Are their supervisors, managers and department heads liable? Is the school district's superintendent liable?

How about the Board of Trustees (here, the School Board)? If they know about the problem and do nothing about it, are they complicit in the violations of the law?

The Richland County Elections Commission has been asked to determine whether an elected person loses eligibility to take the oath of office after some period of time?

On November 6, 2018 Amelia McKie and Teresa Holmes were elected to office.

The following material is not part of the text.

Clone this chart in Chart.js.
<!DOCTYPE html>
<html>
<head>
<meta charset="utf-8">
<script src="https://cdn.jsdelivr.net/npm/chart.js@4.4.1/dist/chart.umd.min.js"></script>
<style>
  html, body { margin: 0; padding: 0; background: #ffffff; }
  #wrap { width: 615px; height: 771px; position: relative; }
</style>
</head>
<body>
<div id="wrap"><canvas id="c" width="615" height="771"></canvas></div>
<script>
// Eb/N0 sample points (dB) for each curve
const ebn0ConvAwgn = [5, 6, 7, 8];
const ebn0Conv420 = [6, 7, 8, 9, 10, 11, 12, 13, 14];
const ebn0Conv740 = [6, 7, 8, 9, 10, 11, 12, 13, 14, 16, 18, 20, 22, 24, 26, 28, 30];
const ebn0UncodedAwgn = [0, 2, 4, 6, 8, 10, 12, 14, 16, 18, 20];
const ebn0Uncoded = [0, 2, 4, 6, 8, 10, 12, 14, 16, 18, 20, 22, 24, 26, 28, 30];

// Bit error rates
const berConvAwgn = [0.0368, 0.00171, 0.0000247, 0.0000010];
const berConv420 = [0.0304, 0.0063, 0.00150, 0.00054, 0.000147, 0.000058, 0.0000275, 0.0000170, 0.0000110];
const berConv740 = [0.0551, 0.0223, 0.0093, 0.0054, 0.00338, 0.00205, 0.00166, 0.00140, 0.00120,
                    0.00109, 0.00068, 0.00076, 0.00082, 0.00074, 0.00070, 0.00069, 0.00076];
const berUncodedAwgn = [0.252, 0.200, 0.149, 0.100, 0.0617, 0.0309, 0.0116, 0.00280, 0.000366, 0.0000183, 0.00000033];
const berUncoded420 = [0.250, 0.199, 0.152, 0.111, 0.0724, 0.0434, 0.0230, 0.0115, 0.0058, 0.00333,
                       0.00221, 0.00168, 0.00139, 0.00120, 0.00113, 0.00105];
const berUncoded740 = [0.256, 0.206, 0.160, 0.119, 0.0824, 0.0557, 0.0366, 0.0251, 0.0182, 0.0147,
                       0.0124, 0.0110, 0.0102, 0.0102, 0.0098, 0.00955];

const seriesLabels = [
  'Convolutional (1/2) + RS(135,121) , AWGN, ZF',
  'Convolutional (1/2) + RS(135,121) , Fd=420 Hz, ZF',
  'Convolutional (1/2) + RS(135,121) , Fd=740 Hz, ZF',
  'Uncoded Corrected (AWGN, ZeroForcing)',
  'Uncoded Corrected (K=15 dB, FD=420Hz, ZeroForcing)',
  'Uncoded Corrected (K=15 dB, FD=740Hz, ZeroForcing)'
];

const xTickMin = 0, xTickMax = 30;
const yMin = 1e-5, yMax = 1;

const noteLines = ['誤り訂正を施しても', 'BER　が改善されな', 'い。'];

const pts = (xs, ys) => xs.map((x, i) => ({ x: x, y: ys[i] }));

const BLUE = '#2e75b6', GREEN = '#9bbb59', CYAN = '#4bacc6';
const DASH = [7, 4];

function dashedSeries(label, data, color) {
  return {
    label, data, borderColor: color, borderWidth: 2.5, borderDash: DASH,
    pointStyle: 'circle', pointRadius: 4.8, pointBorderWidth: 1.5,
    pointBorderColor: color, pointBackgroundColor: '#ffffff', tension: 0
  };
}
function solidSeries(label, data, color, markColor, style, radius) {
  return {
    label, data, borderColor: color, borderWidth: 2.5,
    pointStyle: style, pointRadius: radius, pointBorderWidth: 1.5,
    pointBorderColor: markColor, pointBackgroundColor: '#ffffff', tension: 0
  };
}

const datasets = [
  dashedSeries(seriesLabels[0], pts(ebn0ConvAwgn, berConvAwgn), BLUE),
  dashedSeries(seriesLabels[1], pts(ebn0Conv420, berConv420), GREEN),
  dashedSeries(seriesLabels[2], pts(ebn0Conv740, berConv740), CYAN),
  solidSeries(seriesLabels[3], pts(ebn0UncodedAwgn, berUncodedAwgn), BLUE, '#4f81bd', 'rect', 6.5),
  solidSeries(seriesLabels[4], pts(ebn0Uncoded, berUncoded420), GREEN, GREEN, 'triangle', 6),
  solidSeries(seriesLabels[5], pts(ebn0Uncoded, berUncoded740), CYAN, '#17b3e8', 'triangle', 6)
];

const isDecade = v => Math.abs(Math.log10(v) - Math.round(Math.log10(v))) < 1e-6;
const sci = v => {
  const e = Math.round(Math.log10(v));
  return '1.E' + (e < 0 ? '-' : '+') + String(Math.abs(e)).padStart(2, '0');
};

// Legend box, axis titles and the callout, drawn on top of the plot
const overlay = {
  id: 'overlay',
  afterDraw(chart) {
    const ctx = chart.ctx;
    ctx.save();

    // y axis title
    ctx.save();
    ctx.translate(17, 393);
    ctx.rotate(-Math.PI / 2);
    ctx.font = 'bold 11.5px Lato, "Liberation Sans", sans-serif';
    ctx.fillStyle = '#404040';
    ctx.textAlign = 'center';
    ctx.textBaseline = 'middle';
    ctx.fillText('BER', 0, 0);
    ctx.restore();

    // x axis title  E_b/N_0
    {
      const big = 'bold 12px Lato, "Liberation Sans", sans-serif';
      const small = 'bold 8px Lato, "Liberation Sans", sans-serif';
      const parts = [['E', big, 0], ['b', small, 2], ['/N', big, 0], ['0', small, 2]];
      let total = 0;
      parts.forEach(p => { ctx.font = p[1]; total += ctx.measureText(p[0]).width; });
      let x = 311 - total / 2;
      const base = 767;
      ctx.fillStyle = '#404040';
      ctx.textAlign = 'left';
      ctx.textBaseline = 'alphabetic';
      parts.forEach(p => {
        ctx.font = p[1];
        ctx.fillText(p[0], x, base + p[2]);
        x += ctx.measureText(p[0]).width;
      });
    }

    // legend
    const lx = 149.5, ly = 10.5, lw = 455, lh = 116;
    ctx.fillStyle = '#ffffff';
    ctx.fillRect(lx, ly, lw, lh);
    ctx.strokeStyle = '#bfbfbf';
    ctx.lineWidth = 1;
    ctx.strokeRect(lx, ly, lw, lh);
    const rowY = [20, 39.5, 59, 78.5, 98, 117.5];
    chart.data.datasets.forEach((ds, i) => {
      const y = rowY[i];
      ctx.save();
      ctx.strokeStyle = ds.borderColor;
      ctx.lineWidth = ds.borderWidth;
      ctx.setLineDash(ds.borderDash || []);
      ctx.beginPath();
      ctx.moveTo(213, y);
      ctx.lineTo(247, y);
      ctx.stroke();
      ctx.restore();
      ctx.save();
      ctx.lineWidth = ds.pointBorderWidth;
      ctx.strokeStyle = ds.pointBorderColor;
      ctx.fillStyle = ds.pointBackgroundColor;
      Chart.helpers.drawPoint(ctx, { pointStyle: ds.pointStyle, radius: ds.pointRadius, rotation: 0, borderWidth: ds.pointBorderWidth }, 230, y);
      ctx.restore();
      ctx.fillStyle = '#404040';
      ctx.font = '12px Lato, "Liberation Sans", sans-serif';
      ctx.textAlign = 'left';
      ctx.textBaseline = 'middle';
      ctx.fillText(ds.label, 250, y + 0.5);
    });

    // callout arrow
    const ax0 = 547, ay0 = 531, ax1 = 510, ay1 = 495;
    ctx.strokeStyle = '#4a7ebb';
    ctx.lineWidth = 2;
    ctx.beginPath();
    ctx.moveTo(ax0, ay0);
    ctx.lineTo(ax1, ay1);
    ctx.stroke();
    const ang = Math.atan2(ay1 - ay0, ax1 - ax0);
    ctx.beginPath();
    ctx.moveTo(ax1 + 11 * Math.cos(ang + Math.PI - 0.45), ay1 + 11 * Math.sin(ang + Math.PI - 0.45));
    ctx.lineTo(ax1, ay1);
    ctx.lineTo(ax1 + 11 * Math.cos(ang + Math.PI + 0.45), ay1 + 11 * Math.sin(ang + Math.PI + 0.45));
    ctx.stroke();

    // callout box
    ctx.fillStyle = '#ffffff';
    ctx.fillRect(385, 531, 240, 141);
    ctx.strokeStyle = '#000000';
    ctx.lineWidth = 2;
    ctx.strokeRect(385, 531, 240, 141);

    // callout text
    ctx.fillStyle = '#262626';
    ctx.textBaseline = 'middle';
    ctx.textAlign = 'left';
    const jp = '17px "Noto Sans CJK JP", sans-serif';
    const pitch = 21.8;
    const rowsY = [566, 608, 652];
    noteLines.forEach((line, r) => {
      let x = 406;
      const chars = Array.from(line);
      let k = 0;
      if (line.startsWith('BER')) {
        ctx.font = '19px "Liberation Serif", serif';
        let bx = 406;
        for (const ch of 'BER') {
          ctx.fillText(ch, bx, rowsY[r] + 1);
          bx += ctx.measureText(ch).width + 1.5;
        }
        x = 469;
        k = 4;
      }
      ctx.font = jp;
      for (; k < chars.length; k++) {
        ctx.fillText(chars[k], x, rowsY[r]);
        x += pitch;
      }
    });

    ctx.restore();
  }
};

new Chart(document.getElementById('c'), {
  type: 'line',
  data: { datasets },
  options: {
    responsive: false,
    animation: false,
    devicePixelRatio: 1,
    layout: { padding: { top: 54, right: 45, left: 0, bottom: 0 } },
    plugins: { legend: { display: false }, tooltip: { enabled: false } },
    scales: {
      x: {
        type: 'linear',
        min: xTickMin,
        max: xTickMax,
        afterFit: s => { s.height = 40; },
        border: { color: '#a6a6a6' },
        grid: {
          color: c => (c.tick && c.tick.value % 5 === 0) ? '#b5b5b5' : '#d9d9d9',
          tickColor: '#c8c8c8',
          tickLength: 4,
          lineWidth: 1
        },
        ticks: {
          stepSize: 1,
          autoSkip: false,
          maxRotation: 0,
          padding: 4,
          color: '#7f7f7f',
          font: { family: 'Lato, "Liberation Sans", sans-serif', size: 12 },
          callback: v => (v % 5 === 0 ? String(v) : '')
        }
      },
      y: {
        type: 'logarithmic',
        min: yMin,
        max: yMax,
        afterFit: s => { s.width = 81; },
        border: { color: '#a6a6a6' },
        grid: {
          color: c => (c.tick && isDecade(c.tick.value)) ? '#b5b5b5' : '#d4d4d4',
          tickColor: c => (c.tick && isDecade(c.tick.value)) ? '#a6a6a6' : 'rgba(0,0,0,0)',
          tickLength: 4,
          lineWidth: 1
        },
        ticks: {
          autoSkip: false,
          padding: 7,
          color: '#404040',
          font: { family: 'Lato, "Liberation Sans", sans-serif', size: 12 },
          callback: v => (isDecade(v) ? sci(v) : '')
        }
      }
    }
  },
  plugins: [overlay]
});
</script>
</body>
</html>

On November 13, 2018 McKie and Holmes took the oath of office illegally. They had not filed SEIs. They were allowed to take seats at the November 13, 2018 Regular Meeting. They participated in the meeting and voted on motions. Although they were "qualified" for the office as Trustee, they were not eligible yet.

On December 4, 2018 McKie and Holmes filed their SEIs with the S.C. Ethics Commission. On that date they became eligible to take the oath of office and commence their official duties.

McKie and Holmes have not taken the oath of office (legally) on or after December 4, 2018. That is almost 21 months ago. Nearly two years!

The School District has paid them a monthly salary ($900.00?) and paid their expenses, such as S.C. School Boards Assn. memberships. No doubt that other expenses have been paid or reimbursed for them.

They are not legitimate board members. To become legitimate board members, all they need to do is take the oath of office on or after December 4, 2018. 

According to the Richland 2 School District, as of August 20, 2020 they have not done so (except for the oath they took improperly on November 13, 2018).

Do you agree that they should take the oath of office immediately or be prevented from further participation on the School Board? Please let me know by comment below, by phone or text (847/971-7083), or by email to Your response will be treated confidentially.

* The oath of office should not have been administered to McKie and Holmes on November 13, 2018, because the Elections Commission had not yet certified their election. The election was certified on November 9th and the earliest they could have taken office was one week later, on November 16, 2018, had they already filed their SEIs, which they hadn't.